Thursday, March 24, 2011
The Supper Table ~ A Good Time for Discipleship
My Beloved and I were out to our homeschool class today and stopped at a family-owned restaurant for supper on the way home. There was a family across the way with two sons who were playing chess on their laptop computer. No conversation was going on among the family--just passing the laptop back and forth. Recently we were in a restaurant, and grandparents had their young grandson with them. They had brought a DVD player, and he was watching some cartoons. At another restaurant not long ago, a family with three children had come in and while the children were coloring, the parents were both busy with their cell phones. The same thing was true on another occasion. And just last week when we were out, there were a couple of women at a nearby table with their daughters, who were on their cell phones. At least the women were talking to each other! None of the others seemed to exchange more than a dozen words. Physically together, but emotionally disconnected.
As I was watching this family today, my mind went back to when our daughters were younger and living at home and the depth of conversations we would have at supper time. We'd more often than not spend an hour or so at the table, simply sharing happenings of the day or talking about some pertinent topics or struggles they may be having. That was a time purposefully set aside for our family to come together and talk. Supper was a major tool for discipling our family.
If parents aren't diligent about redeeming the time they do have with their children, the years will be gone before they know it. Our culture has become noisy and cluttered to the extreme. The fast pace gets many people addicted to their own adrenalin, and they speed up life far beyond what they can emotionally or physically handle. Such a condition gives birth to depression and hopelessness.

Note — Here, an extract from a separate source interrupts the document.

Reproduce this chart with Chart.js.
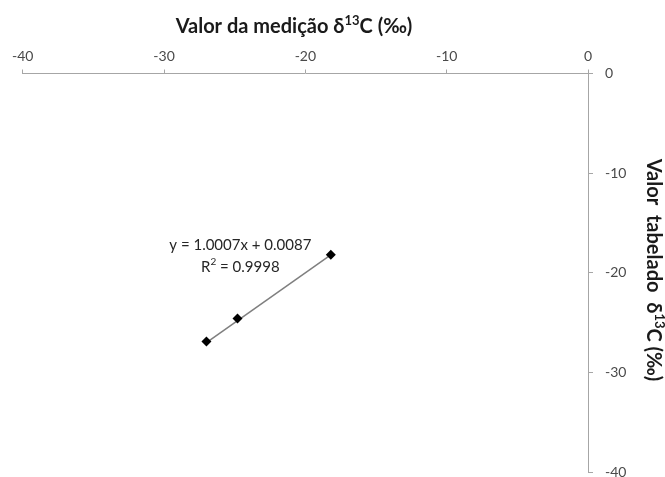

If you have a family at home and you aren't doing so already, I encourage you to be diligent about providing time and space for your children to reflect and contemplate. Bring some quiet to their days, and be cautious of adding activity upon activity that rushes them through each day. I encourage you to disciple your children. That takes conversation. At least leave the technology out of the room when you sit down to eat together. Look each other in the eyes and talk to one another. You just might be surprised at what you hear. Maybe even more surprised at what you say.